The United Nations Security Council, and concerned member states bilaterally, need to impose targeted sanctions on Burmese military leaders and key military-owned enterprises, including travel bans and restrictions on access to financial institutions, and impose a comprehensive military embargo on Burma. In many countries, a sanctions framework is already in place, and it was not that long ago that targeted sanctions were lifted in recognition of the country’s efforts to transition to democracy.

The Security Council should also insist that persons responsible for grave abuses be held accountable for their crimes, and press Burmese authorities to cooperate with the UN Fact-Finding Mission established by the UN Human Rights Council and grant unfettered access to its staff to Burma, including Rakhine State. The council should send a clear message that it stands ready to take additional steps to ensure justice including through the International Criminal Court, and urge member states to pursue other mechanisms that might provide justice for recent abuses.

These measures are not merely meant to deter more atrocities. Sanctions should be glued to demands that multinational organizations and governments have made, setting them as benchmarks the Burmese military needs to meet for sanctions to be relaxed: stopping abuses, allowing humanitarian access to people in need, allowing access by the UN Fact-Finding Mission and journalists and other independent monitors, allowing refugees to safely and voluntarily return, and prosecuting those responsible for abuses, including as a matter of command responsibility. Prior to the recent crisis, the Burmese government pledged to take other steps laid out in the recommendations of the recent Advisory Commission on Rakhine State led by Kofi Annan; the military’s cooperation on that should be another benchmark.
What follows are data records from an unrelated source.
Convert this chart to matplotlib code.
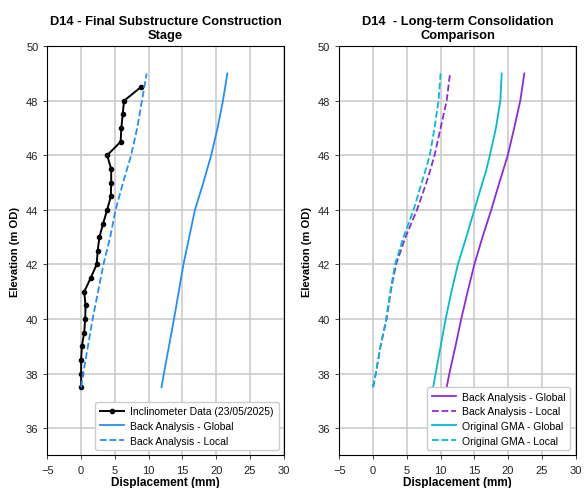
import matplotlib.pyplot as plt

plt.rcParams['font.family'] = ['Liberation Sans', 'DejaVu Sans']

# Inclinometer readings (23/05/2025)
incl_elev = [48.5, 48.0, 47.5, 47.0, 46.5, 46.0, 45.5, 45.0, 44.5, 44.0, 43.5, 43.0,
             42.5, 42.0, 41.5, 41.0, 40.5, 40.0, 39.5, 39.0, 38.5, 38.0, 37.5]
incl_disp = [8.85, 6.35, 6.15, 5.95, 5.85, 3.85, 4.45, 4.45, 4.4, 3.85, 3.25, 2.7,
             2.45, 2.3, 1.4, 0.45, 0.65, 0.6, 0.45, 0.1, 0.0, 0.0, 0.0]

# Back analysis profiles (final substructure stage)
ba_elev = [37.5, 38, 39, 40, 41, 42, 43, 44, 45, 46, 47, 48, 49]
ba_global = [11.9, 12.25, 13.0, 13.75, 14.45, 15.15, 16.0, 16.85, 18.1, 19.25, 20.2, 21.0, 21.65]
ba_local = [0.0, 0.3, 1.0, 1.7, 2.5, 3.3, 4.3, 5.1, 6.2, 7.4, 8.3, 9.0, 9.7]

# Long-term consolidation profiles
lt_elev = [37.5, 38, 39, 40, 41, 42, 43, 44, 45, 45.4, 46, 47, 48, 49]
lt_ba_global = [10.9, 11.3, 12.2, 13.05, 14.0, 15.0, 16.2, 17.5, 18.7, 19.2, 19.95, 20.9, 21.8, 22.4]
lt_ba_local = [0.0, 0.4, 1.1, 2.0, 2.6, 3.4, 4.8, 6.5, 7.9, 8.4, 9.1, 10.0, 10.9, 11.4]
lt_gma_global = [8.9, 9.26, 10.0, 10.75, 11.6, 12.56, 13.8, 15.0, 16.2, 16.7, 17.3, 18.2, 18.85, 19.05]
lt_gma_local = [0.0, 0.4, 1.1, 1.95, 2.55, 3.25, 4.5, 6.0, 7.2, 7.7, 8.4, 9.1, 9.7, 10.0]

fig = plt.figure(figsize=(5.85, 4.89), dpi=100)
ax1 = fig.add_axes([0.081, 0.0665, 0.404, 0.837])
ax2 = fig.add_axes([0.580, 0.0665, 0.404, 0.837])

blue = '#1E90FF'
purple = '#8A2BE2'
cyan = '#00BCD4'

ax1.plot(incl_disp, incl_elev, color='black', marker='o', markersize=3,
         linewidth=1.4, label='Inclinometer Data (23/05/2025)')
ax1.plot(ba_global, ba_elev, color=blue, linewidth=1.3, label='Back Analysis - Global')
ax1.plot(ba_local, ba_elev, color=blue, linewidth=1.3, linestyle='--',
         label='Back Analysis - Local')
ax1.set_title('D14 - Final Substructure Construction\nStage', fontsize=9.3,
              fontweight='bold', linespacing=1.2, pad=6)

ax2.plot(lt_ba_global, lt_elev, color=purple, linewidth=1.3, label='Back Analysis - Global')
ax2.plot(lt_ba_local, lt_elev, color=purple, linewidth=1.3, linestyle='--',
         label='Back Analysis - Local')
ax2.plot(lt_gma_global, lt_elev, color=cyan, linewidth=1.3, label='Original GMA - Global')
ax2.plot(lt_gma_local, lt_elev, color=cyan, linewidth=1.3, linestyle='--',
         label='Original GMA - Local')
ax2.set_title('D14  - Long-term Consolidation\nComparison', fontsize=9.3,
              fontweight='bold', linespacing=1.2, pad=6)

for ax in (ax1, ax2):
    ax.set_xlim(-5, 30)
    ax.set_ylim(35, 50)
    ax.set_xticks(range(-5, 31, 5))
    ax.set_yticks(range(36, 51, 2))
    ax.grid(True, color='#c8c8c8', linewidth=1.1)
    ax.set_axisbelow(True)
    ax.tick_params(labelsize=8, length=3, width=0.6, colors='#222222')
    for s in ax.spines.values():
        s.set_linewidth(0.8)
    ax.set_xlabel('Displacement (mm)', fontsize=8.5, fontweight='bold', labelpad=1)
    ax.set_ylabel('Elevation (m OD)', fontsize=8, fontweight='bold', labelpad=4)
    ax.legend(loc='lower right', fontsize=7.5, handlelength=2.3, borderpad=0.45,
              labelspacing=0.45, handletextpad=0.6, framealpha=1.0, fancybox=True)

fig.savefig('out.png', dpi=100)
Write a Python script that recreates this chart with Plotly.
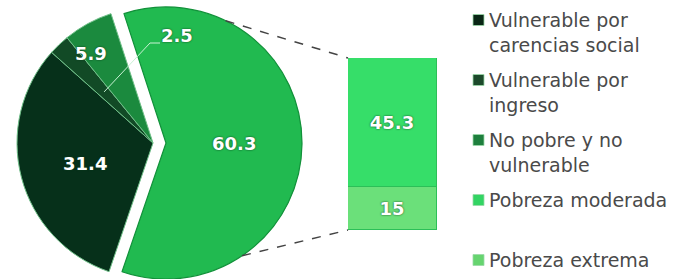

Concerned governments shouldn’t wait for the United Nations to act, however. European Union member states, including the United Kingdom, as well as the United States, Australia, Canada, and ASEAN member states, should impose or re-impose bilateral sanctions on military commanders and military-owned enterprises, and expand existing arms embargoes to include all maintenance, assistance, training and cooperation with the Burmese army. The US should place senior military leaders and key military-owned enterprises on the “Specially Designated Nationals” list that restricts travel to the US and access to US companies and financial institutions. The EU and its member states should renew their versions of the same restrictions.

For those who worry that tough responses may worsen the situation or weaken the international community’s influence, one could ask: What influence? And how much worse can things get? What is the alternative plan for compelling the Burmese military to stop its abuses?